Let's be honest here and face the fact that you did misuse so simple a word as rote. You did not say that I had learned it by rote, but rather to describe the "phrases and climaxes" of the address.

It's okay if basic English is too difficult with you. Diction can be tricky. Just don't pretend to any attainments above the level of a high school janitor.
>all of these posts and not one substantial piece of censure on the address

And yet it's the most sustained piece of writing Thomas Jefferson ever wrote, ca. 120 pp. Why? Because though adequate at writing, he wasn't really a writer so much as a planter, a reader, a statesman, a proto-pragmatist philosopher, and a dabbler. A polymath no doubt when set amongst his contemporary countrymen, but no Goethe, and certainly no writer (perhaps by choice) comparable to writers who wrote for their livelihoods.
Better stylistically than either Boswell or Adams? Presenting an indifferent little cento headed by the announcement that it's better than anything the first modern biographer or the author of Mt. St. Michel and Chartres ever wrote tells me a sum total of nothing the grand total of which is that it doesn't matter what I post, youre going to insist upon your choice. Unlike Jefferson youre clearly more concerned with being right than being just. In other words youre shit-posting, if in a grander 'style' than most, ironically.

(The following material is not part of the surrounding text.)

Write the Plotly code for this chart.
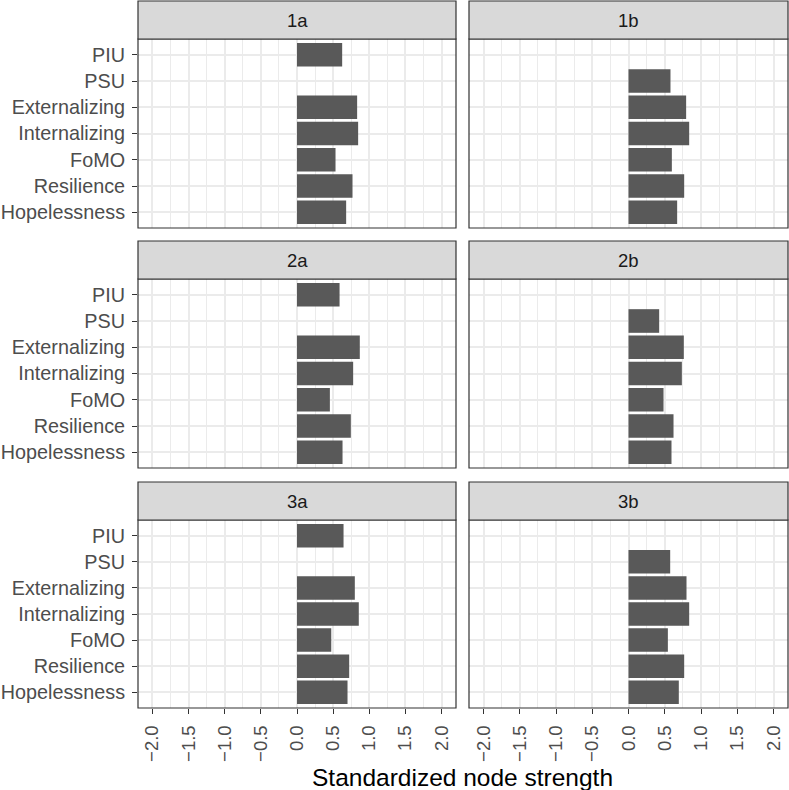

>And yet it's the most sustained piece of writing Thomas Jefferson ever wrote, ca. 120 pp
I think his parliamentary manual exceeded 220 pages
> polymath no doubt when set amongst his contemporary countrymen, but no Goethe,
A greater man than the philistine Goethe.
>Better stylistically than either Boswell or Adams? Presenting an indifferent little cento headed by the announcement that it's better than anything the first modern biographer or the author of Mt. St. Michel and Chartres ever wrote tells me a sum total of nothing the grand total of which is that it doesn't matter what I post, youre going to insist upon your choice. Unlike Jefferson youre clearly more concerned with being right than being just. In other words youre shit-posting,
I don't see anything here except stupid butt-frustration. I told you why his prose is much better than that of Adams or Boswell and posted a very usual piece of his writing. Can you post anything by the other two that exceeds it? If you want your posts to matter, then include a few actual thoughts.

It's just an okay speech. You can indulge in and enflate mediocrities as much as you want but don't act surprised when cultured men spend their time on more richly rewarding objets d'art.

Sorry, I'll not play the mutual insult game, which, unfortunately, is all (you) have to offer. Better luck being completely wrong next time!

The second volume of the Adams-Jefferson letters should be in curricula!